Charts and diagrams as code
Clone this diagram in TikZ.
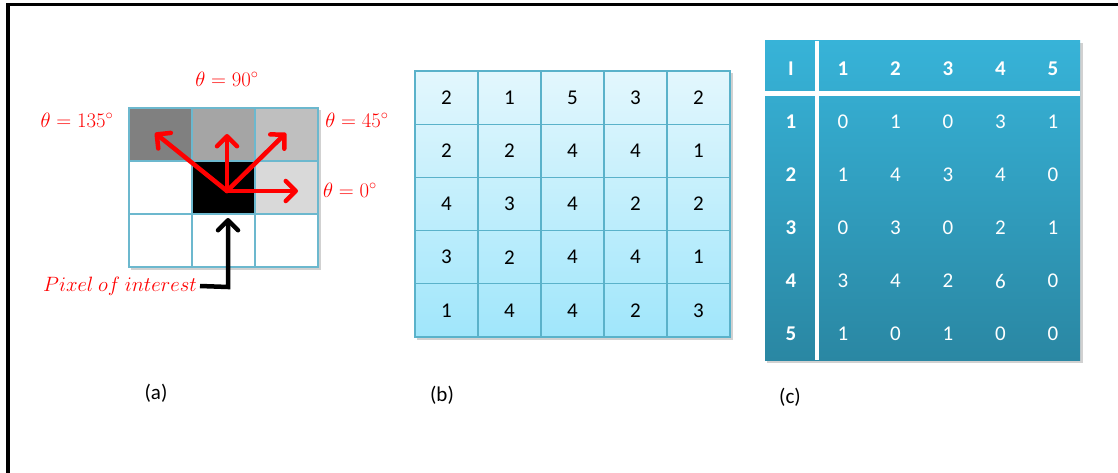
\documentclass[tikz,border=0pt]{standalone}
\usepackage{fontspec}
\setmainfont{Carlito}
\usetikzlibrary{arrows.meta}
\definecolor{gridline}{HTML}{6CB8CE}
\definecolor{bline}{HTML}{5AB2CA}
\definecolor{btop}{HTML}{E3F7FD}
\definecolor{bbot}{HTML}{A0E6FB}
\definecolor{ctop}{HTML}{37B3D8}
\definecolor{cbot}{HTML}{2A87A3}
\definecolor{redarrow}{HTML}{FF0000}
\tikzset{
  acell/.style={draw=gridline,line width=1.5pt,minimum width=63pt,minimum height=53pt,inner sep=0pt,outer sep=0pt},
  bcell/.style={draw=bline,line width=1.3pt,minimum width=63pt,minimum height=53.2pt,inner sep=0pt,outer sep=0pt,font=\fontsize{21}{23}\selectfont},
  ccell/.style={text=white,inner sep=0pt,font=\fontsize{21}{23}\selectfont},
  chead/.style={ccell,font=\fontsize{21}{23}\selectfont\bfseries},
  theta/.style={text=red,font=\fontsize{22}{24}\selectfont,inner sep=0pt},
  redarr/.style={draw=redarrow,line width=4.5pt,-{Straight Barb[length=10pt,width=20pt,line cap=round,line join=round]},line cap=round},
  blkarr/.style={draw=black,line width=4.5pt,-{Straight Barb[length=10pt,width=20pt,line cap=round,line join=round]}},
  caption/.style={font=\fontsize{21}{23}\selectfont,inner sep=0pt},
  shadowbox/.style={fill=black,opacity=0.18}
}
\begin{document}
\begin{tikzpicture}[x=1pt,y=-1pt]
\useasboundingbox (0,0) rectangle (1118,473);
\fill[white] (0,0) rectangle (1118,473);
% frame
\draw[line width=3.5pt] (8,4.5) rectangle (1140,500);

% ---------- (a) ----------
\fill[shadowbox] (131,110) rectangle (321,270);
\node[acell,fill={rgb,255:red,128;green,128;blue,128}] (a11) at (160.5,134.5) {};
\node[acell,fill={rgb,255:red,165;green,165;blue,165}] (a12) at (223.5,134.5) {};
\node[acell,fill={rgb,255:red,191;green,191;blue,191}] (a13) at (286.5,134.5) {};
\node[acell,fill=white] (a21) at (160.5,187.5) {};
\node[acell,fill=black] (a22) at (223.5,187.5) {};
\node[acell,fill={rgb,255:red,217;green,217;blue,217}] (a23) at (286.5,187.5) {};
\node[acell,fill=white] (a31) at (160.5,240.5) {};
\node[acell,fill=white] (a32) at (223.5,240.5) {};
\node[acell,fill=white] (a33) at (286.5,240.5) {};

\coordinate (o) at (227,191);
\coordinate (e135) at (155,133);
\coordinate (e90) at (227,134);
\coordinate (e45) at (286,133);
\coordinate (e0) at (298,191);
\draw[redarr] (o) -- (e135);
\draw[redarr] (o) -- (e90);
\draw[redarr] (o) -- (e45);
\draw[redarr] (o) -- (e0);

\node[theta] (t90) at (227,79) {$\theta = 90^{\circ}$};
\node[theta] (t135) at (77,120) {$\theta = 135^{\circ}$};
\node[theta] (t45) at (357,120) {$\theta = 45^{\circ}$};
\node[theta] (t0) at (350,190) {$\theta = 0^{\circ}$};

\node[theta,anchor=east,font=\fontsize{21}{23}\selectfont] (poi) at (197,286) {$Pixel\ of\ interest$};
\coordinate (pcorner) at (228,287);
\coordinate (ptip) at (228,218);
\draw[blkarr] (poi.east) ++(3pt,0) -- (pcorner) -- (ptip);

\node[caption] (capa) at (156,393) {(a)};

% ---------- (b) ----------
\fill[shadowbox] (417,73) rectangle (733,340);
\shade[top color=btop,bottom color=bbot] (415,71) rectangle (730,337);
\foreach \r/\vals in {1/{2,1,5,3,2},2/{2,2,4,4,1},3/{4,3,4,2,2},4/{3,2,4,4,1},5/{1,4,4,2,3}}{
  \foreach \v [count=\c] in \vals {
    \node[bcell] (b\r\c) at ({446.5+63*(\c-1)},{97.6+53.2*(\r-1)}) {\v};
  }
}
\node[caption] (capb) at (442,395) {(b)};

% ---------- (c) ----------
\fill[shadowbox] (767,43) rectangle (1083,363);
\shade[top color=ctop,bottom color=cbot] (765,41) rectangle (1080,360);
\draw[white,line width=4pt] (817,41) -- (817,360);
\draw[white,line width=4.5pt] (765,93.5) -- (1080,93.5);
\node[chead] (cI) at (791,69) {I};
\foreach \v [count=\c] in {1,2,3,4,5}{
  \node[chead] (ch\c) at ({843+52.5*(\c-1)},69) {\v};
  \node[chead] (cr\c) at (791,{122+53*(\c-1)}) {\v};
}
\foreach \r/\vals in {1/{0,1,0,3,1},2/{1,4,3,4,0},3/{0,3,0,2,1},4/{3,4,2,6,0},5/{1,0,1,0,0}}{
  \foreach \v [count=\c] in \vals {
    \node[ccell] (c\r\c) at ({843+52.5*(\c-1)},{122+53*(\r-1)}) {\v};
  }
}
\node[caption] (capc) at (790,397) {(c)};
\end{tikzpicture}
\end{document}
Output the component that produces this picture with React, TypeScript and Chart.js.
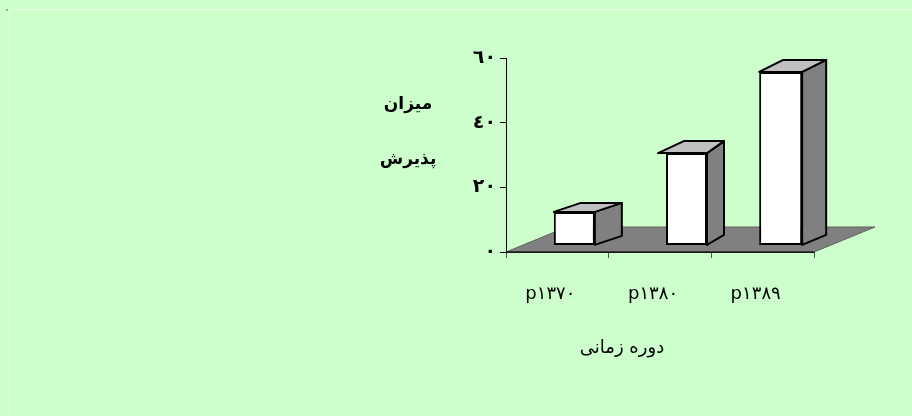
import React, { useEffect, useRef } from "react";
import { Chart, registerables } from "chart.js";

Chart.register(...registerables);

const categories = ["p١٣٧٠", "p١٣٨٠", "p١٣٨٩"];
const barBase = [2.2, 2.2, 2.2];
const barTop = [12.4, 30.6, 55.7];
const yTickLabels: Record<number, string> = { 0: "٠", 20: "٢٠", 40: "٤٠", 60: "٦٠" };
const yTitleLines = ["میزان", "پذیرش"];
const xTitle = "دوره زمانی";

const barShift = [17, 26.5, 18];
const barWidths = [41, 41, 43];
const depthX = [27, 17, 24];
const depthY = [9, 12, 12];
const overhang = [0, 8, 0];

const poly = (ctx: CanvasRenderingContext2D, pts: number[][], fill: string, stroke: string, lw: number) => {
  ctx.beginPath();
  pts.forEach((p, i) => (i ? ctx.lineTo(p[0], p[1]) : ctx.moveTo(p[0], p[1])));
  ctx.closePath();
  ctx.fillStyle = fill;
  ctx.fill();
  ctx.strokeStyle = stroke;
  ctx.lineWidth = lw;
  ctx.lineJoin = "round";
  ctx.stroke();
};

const pseudo3d = {
  id: "pseudo3d",
  afterDatasetsUpdate(chart: any) {
    const meta = chart.getDatasetMeta(0);
    meta.data.forEach((el: any, i: number) => {
      el.x += barShift[i];
      el.width = barWidths[i];
    });
  },
  beforeDatasetsDraw(chart: any) {
    const { ctx, chartArea: a } = chart;
    const meta = chart.getDatasetMeta(0);
    ctx.save();
    poly(
      ctx,
      [[a.left, a.bottom], [a.right, a.bottom], [a.right + 61, a.bottom - 25], [a.left + 61, a.bottom - 25]],
      "#808080",
      "#606060",
      1
    );
    ctx.beginPath();
    ctx.moveTo(a.left, a.bottom);
    ctx.lineTo(a.right, a.bottom);
    ctx.strokeStyle = "#000";
    ctx.lineWidth = 1;
    ctx.stroke();
    meta.data.forEach((el: any, i: number) => {
      const l = el.x - el.width / 2;
      const r = el.x + el.width / 2;
      const t = el.y;
      const b = el.base;
      const dx = depthX[i];
      const dy = depthY[i];
      poly(ctx, [[r, t], [r + dx, t - dy], [r + dx, b - Math.min(dy, 10)], [r, b]], "#808080", "#000", 2);
      poly(ctx, [[l - overhang[i], t], [r, t], [r + dx, t - dy], [l + dx + overhang[i] * 0.1, t - dy]], "#C0C0C0", "#000", 2);
    });
    ctx.restore();
  },
  afterDraw(chart: any) {
    const { ctx } = chart;
    ctx.save();
    ctx.textAlign = "center";
    ctx.textBaseline = "middle";
    ctx.fillStyle = "#000";
    ctx.font = "bold 17px 'DejaVu Sans'";
    ctx.fillText(yTitleLines[0], 408, 105);
    ctx.fillText(yTitleLines[1], 408, 160);
    ctx.font = "18px 'DejaVu Sans'";
    ctx.fillText(xTitle, 622, 348);
    ctx.restore();
  },
};

export default function App() {
  const ref = useRef<HTMLCanvasElement>(null);
  useEffect(() => {
    document.body.style.margin = "0";
    document.body.style.background = "#CCFFCC";
    const chart = new Chart(ref.current!, {
      type: "bar",
      data: {
        labels: categories,
        datasets: [
          {
            data: barTop.map((v, i) => [barBase[i], v]) as any,
            backgroundColor: "#FFFFFF",
            borderColor: "#000000",
            borderWidth: 2,
            borderSkipped: false,
          },
        ],
      },
      options: {
        animation: false,
        responsive: false,
        layout: { padding: { left: 446, right: 98, top: 58, bottom: 104 } } as any,
        plugins: { legend: { display: false }, tooltip: { enabled: false } },
        scales: {
          x: {
            offset: true,
            border: { color: "#000", width: 1 },
            grid: { offset: true, drawOnChartArea: false, drawTicks: true, tickLength: 6, tickColor: "#555" },
            afterFit(scale: any) {
              scale.height = 60;
            },
            ticks: {
              color: "#000",
              padding: 26,
              labelOffset: -7,
              maxRotation: 0,
              font: { family: "'DejaVu Sans'", size: 18 },
            },
          },
          y: {
            min: 0,
            max: 60,
            border: { color: "#000", width: 1 },
            grid: { drawOnChartArea: false, tickLength: 6, tickColor: "#000" },
            afterFit(scale: any) {
              scale.width = 60;
            },
            ticks: {
              stepSize: 20,
              color: "#000",
              padding: 4,
              font: { family: "'DejaVu Sans'", size: 19, weight: "bold" },
              callback: (v: any) => yTickLabels[v as number] ?? "",
            },
          },
        },
      },
      plugins: [pseudo3d as any],
    });
    return () => chart.destroy();
  }, []);
  return (
    <div style={{ width: 912, height: 416, position: "relative", background: "#CCFFCC", overflow: "hidden" }}>
      <div style={{ position: "absolute", left: 9, top: 9, width: 903, height: 407, borderLeft: "1px solid #E4FFE4", borderTop: "1px solid #E4FFE4" }} />
      <div style={{ position: "absolute", left: 6, top: 9, width: 2, height: 2, background: "#8FAF8F" }} />
      <canvas ref={ref} width={912} height={416} style={{ position: "absolute", left: 0, top: 0, display: "block" }} />
    </div>
  );
}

- GIVEN PROBLEM -
Repeat, word for word and with no pictures, only the lines running from the beginning of the data to the line that contains "(8,4.5) rectangle (1140,500);".

- TASK ANSWER -
Clone this diagram in TikZ.
\documentclass[tikz,border=0pt]{standalone}
\usepackage{fontspec}
\setmainfont{Carlito}
\usetikzlibrary{arrows.meta}
\definecolor{gridline}{HTML}{6CB8CE}
\definecolor{bline}{HTML}{5AB2CA}
\definecolor{btop}{HTML}{E3F7FD}
\definecolor{bbot}{HTML}{A0E6FB}
\definecolor{ctop}{HTML}{37B3D8}
\definecolor{cbot}{HTML}{2A87A3}
\definecolor{redarrow}{HTML}{FF0000}
\tikzset{
  acell/.style={draw=gridline,line width=1.5pt,minimum width=63pt,minimum height=53pt,inner sep=0pt,outer sep=0pt},
  bcell/.style={draw=bline,line width=1.3pt,minimum width=63pt,minimum height=53.2pt,inner sep=0pt,outer sep=0pt,font=\fontsize{21}{23}\selectfont},
  ccell/.style={text=white,inner sep=0pt,font=\fontsize{21}{23}\selectfont},
  chead/.style={ccell,font=\fontsize{21}{23}\selectfont\bfseries},
  theta/.style={text=red,font=\fontsize{22}{24}\selectfont,inner sep=0pt},
  redarr/.style={draw=redarrow,line width=4.5pt,-{Straight Barb[length=10pt,width=20pt,line cap=round,line join=round]},line cap=round},
  blkarr/.style={draw=black,line width=4.5pt,-{Straight Barb[length=10pt,width=20pt,line cap=round,line join=round]}},
  caption/.style={font=\fontsize{21}{23}\selectfont,inner sep=0pt},
  shadowbox/.style={fill=black,opacity=0.18}
}
\begin{document}
\begin{tikzpicture}[x=1pt,y=-1pt]
\useasboundingbox (0,0) rectangle (1118,473);
\fill[white] (0,0) rectangle (1118,473);
% frame
\draw[line width=3.5pt] (8,4.5) rectangle (1140,500);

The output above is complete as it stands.